The societal context and disparities in OLLE. (A) Multiple regression model shows robust associations of the gender gap (female over male) in OLLE with overall education status and women’s civic participation. (B) The significant interaction between women’s civic participation and Internet penetration in predicting gender gap in OLLE. (C) Multiple regression models show robust associations of regional disparity in OLLE with inequality in education, internet penetration, inequality in income (Gini index), and overall educational attainment. (D) Inequalities in education and income appear to have the opposite contribution in predicting a country’s regional disparity in OLLE. Full regression estimates are provided in Additional file 1 Tables S9 and S12, respectively. (B), (D) show the average marginal effects of the two interaction terms.

4.3 Within-country regional disparity in online language literacy

While it is widely acknowledged that the disparity in education resources and technology infrastructure has contributed to the digital divide between developed and developing countries [58, 59], there have been only a few studies that examined the digital disparities within a country – often limited to studying a single country with the digital divide among gender and ethnicity groups [60, 61]. Here we intend to provide insights into the within-country regional digital disparities for a large number of countries across the world. Extending our methodology, we measure the within-country regional disparity in online language literacy by quantifying the variability of regional OLLE’s for a given country. More specifically, the variability of regional OLLE’s is calculated as the standard deviation of OLLE’s aggregated across available regions within a country, thus a larger value indicates a higher variability observed in OLLE’s at a sub-national level. We define a region as a sub-national administrative division (self-government or jurisdiction under a country’s national laws), such as a state or a province. Countries with less than two regions having a minimum of a thousand active adult Facebook users in our dataset are excluded, which resulted in 119 countries in our analysis. Figure S6 in Additional file 1 provides summary statistics and a map of the within-country regional disparity in OLLE, as well as the representative countries with a relatively high or low level of regional disparity from each geographical group.

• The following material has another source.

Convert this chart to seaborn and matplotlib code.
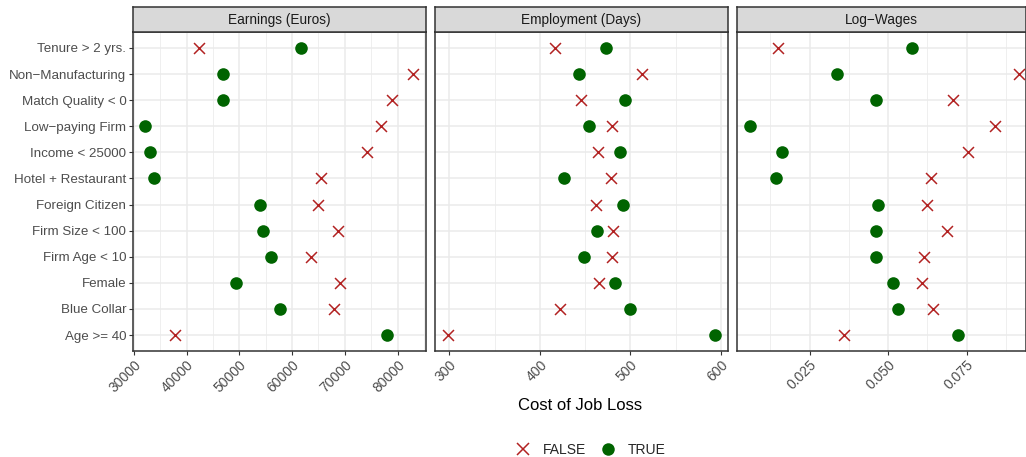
import matplotlib
matplotlib.use("Agg")
import matplotlib.pyplot as plt
from matplotlib.lines import Line2D
from matplotlib.ticker import FixedLocator
import seaborn as sns
import pandas as pd

# Worker groups, top to bottom
groups = [
    "Tenure > 2 yrs.", "Non\u2212Manufacturing", "Match Quality < 0",
    "Low\u2212paying Firm", "Income < 25000", "Hotel + Restaurant",
    "Foreign Citizen", "Firm Size < 100", "Firm Age < 10", "Female",
    "Blue Collar", "Age >= 40",
]

# Cost of job loss when the group condition is FALSE / TRUE
earnings_false = [42300, 82850, 79000, 76850, 74250, 65500, 65000, 68750, 63550, 69050, 67950, 37850]
earnings_true = [61600, 46850, 46950, 32100, 33000, 33850, 53950, 54400, 56000, 49400, 57750, 78000]

employment_false = [417, 513, 445, 480, 464.5, 478, 462, 481, 480, 465, 422.5, 299]
employment_true = [473, 443, 494, 454.5, 489, 426.5, 491.5, 463, 449, 483, 500, 593]

logwage_false = [0.0149, 0.0916, 0.0708, 0.0842, 0.0755, 0.0637, 0.0623, 0.0689, 0.0614, 0.0607, 0.0644, 0.0360]
logwage_true = [0.0577, 0.0336, 0.0460, 0.0061, 0.0163, 0.0144, 0.0467, 0.0460, 0.0461, 0.0517, 0.0533, 0.0722]

panel_titles = ["Earnings (Euros)", "Employment (Days)", "Log\u2212Wages"]

COL_FALSE = "#B22222"
COL_TRUE = "#006400"
GRID = "#EBEBEB"
FRAME = "#333333"
TICKTXT = "#4D4D4D"

sns.set_theme(style="white")
plt.rcParams["font.family"] = ["Liberation Sans", "DejaVu Sans"]

def long_frame(false_vals, true_vals):
    rows = []
    for g, v in zip(groups, false_vals):
        rows.append({"group": g, "cost": v, "flag": "FALSE"})
    for g, v in zip(groups, true_vals):
        rows.append({"group": g, "cost": v, "flag": "TRUE"})
    return pd.DataFrame(rows)

frames = [
    long_frame(earnings_false, earnings_true),
    long_frame(employment_false, employment_true),
    long_frame(logwage_false, logwage_true),
]

xlims = [(29886, 85400), (283.9, 607.4), (0.00173, 0.0938)]
major = [[30000, 40000, 50000, 60000, 70000, 80000], [300, 400, 500, 600], [0.025, 0.050, 0.075]]
minor = [[35000, 45000, 55000, 65000, 75000, 85000], [350, 450, 550], [0.0125, 0.0375, 0.0625, 0.0875]]
xlabels = [
    [str(v) for v in major[0]],
    [str(v) for v in major[1]],
    ["0.025", "0.050", "0.075"],
]

W, H = 1026, 457
fig = plt.figure(figsize=(W / 100, H / 100), dpi=100)

panel_left = [133.3, 434.7, 736.7]
panel_w = [292.7, 293.0, 288.8]
top_px, bottom_px = 32.3, 350.7
strip_top = 7.0

for i in range(3):
    l = panel_left[i] / W
    b = 1 - bottom_px / H
    w = panel_w[i] / W
    h = (bottom_px - top_px) / H
    ax = fig.add_axes([l, b, w, h])
    df = frames[i]

    sns.scatterplot(data=df[df.flag == "FALSE"], x="cost", y="group", ax=ax,
                    color=COL_FALSE, marker="x", s=62, linewidth=1.1,
                    legend=False, zorder=3)
    sns.scatterplot(data=df[df.flag == "TRUE"], x="cost", y="group", ax=ax,
                    color=COL_TRUE, marker="o", s=82, linewidth=0,
                    legend=False, zorder=3)

    ax.set_xlim(*xlims[i])
    ax.set_ylim(len(groups) - 1 + 0.6, -0.6)
    ax.xaxis.set_major_locator(FixedLocator(major[i]))
    ax.xaxis.set_minor_locator(FixedLocator(minor[i]))
    ax.set_xticklabels(xlabels[i], rotation=45, ha="right", va="top",
                       rotation_mode="anchor", color=TICKTXT, fontsize=10)

    ax.grid(True, which="major", color=GRID, linewidth=1.1, zorder=0)
    ax.grid(True, which="minor", axis="x", color=GRID, linewidth=0.55, zorder=0)
    ax.set_axisbelow(True)
    ax.set_facecolor("white")
    for sp in ax.spines.values():
        sp.set_color(FRAME)
        sp.set_linewidth(1.1)

    ax.tick_params(axis="x", which="major", length=3, width=0.8, color=FRAME,
                   pad=2, bottom=True)
    ax.tick_params(axis="x", which="minor", length=0)
    if i == 0:
        ax.tick_params(axis="y", length=3, width=0.8, color=FRAME, pad=2,
                       left=True, labelsize=9.6, labelcolor=TICKTXT)
    else:
        ax.tick_params(axis="y", length=0, labelleft=False)
    ax.set_xlabel("")
    ax.set_ylabel("")

    # facet strip
    sax = fig.add_axes([l, 1 - top_px / H, w, (top_px - strip_top) / H])
    sax.set_facecolor("#D9D9D9")
    sax.set_xticks([])
    sax.set_yticks([])
    for sp in sax.spines.values():
        sp.set_color(FRAME)
        sp.set_linewidth(1.1)
    sax.text(0.5, 0.5, panel_titles[i], ha="center", va="center",
             fontsize=9.8, color="#1A1A1A", transform=sax.transAxes)

fig.text(580 / W, 1 - 405 / H, "Cost of Job Loss", ha="center", va="center",
         fontsize=12, color="black")

handles = [
    Line2D([], [], linestyle="none", marker="x", markersize=8, markeredgewidth=1.1,
           color=COL_FALSE, label="FALSE"),
    Line2D([], [], linestyle="none", marker="o", markersize=9, markeredgewidth=0,
           color=COL_TRUE, label="TRUE"),
]
fig.legend(handles=handles, loc="center", bbox_to_anchor=(590 / W, 1 - 450 / H),
           ncol=2, frameon=False, fontsize=10, handletextpad=0.85,
           columnspacing=0.95, handlelength=1.2)

fig.savefig("out.png", dpi=100)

4.3.1 Within-country regional disparity in OLLE is associated with multiple inequality measures

We examine the societal backdrop for the observed regional disparities in online language literacy. Our particular interest is in the link between the regional disparity in OLLE and countries’ resource distribution, such as the inequalities in education and income within a country, as well as its overall education and socio-technical development. Using multiple regression analysis, we find that, after controlling for all other variables, inequality in education and the Internet penetration rate have a strong and positive association with regional disparities in OLLE (Fig. 4C). Not surprisingly, a higher level of overall educational attainment predicts a smaller regional variation in online language literacy skills, which is converse to the effect of inequality in education. The inequality in income, as captured by a country’s Gini index, however, appears to have a negative relationship with the OLLE regional disparity, indicating a greater income inequality is associated with smaller regional OLLE disparity within the country.

4.3.2 Inequality paradox

The interaction between inequalities in education and income is also observed (Fig. 4D), where a greater level of within-country regional disparity in OLLE is predicted for countries with one of the two conditions: either the country has a relatively high level of income and education inequalities, or has a relatively low level of both inequalities. This finding suggests an “inequality paradox” – a paradoxical pattern we notice that links the offline socioeconomic inequalities to online language skill disparity in surprising ways. For example, in countries with a higher level of either economic or educational inequalities, access to social media is more likely to be reserved for the more socio-economically advantaged groups, and therefore show a less regional disparity in OLLE (corresponding to the top-left or bottom-right corner of Fig. 4D). In contrast, in countries where education inequality is low but economic inequality is high, a higher level of regional disparity in OLLE is observed (corresponding to the bottom-right corner of Fig. 4D). Similar patterns are observed when taking the geographical grouping into account, suggesting that the observed patterns are common across societies (see Additional file 1 Tables S12–S13 for more details).

5 Discussion

A data-driven, cross-language, cross-country online literacy estimation

Taking advantage of the abundance of user-generated text online, our proposed methodology of measuring online language literacy can be scaled across languages and subpopulations, as long as population-level text corpora are available. OLLE complements the traditional sources and makes it possible to monitor future progress and answer questions such as: whether the online language skills improve faster (slower), or whether the literacy gap is closing (widening), particularly in low-literacy countries. While our current dataset only contains text generated within a 30-day period, further collection of similar data over a longer period of time will offer new insights on the temporal evolution of OLLE’s across the world.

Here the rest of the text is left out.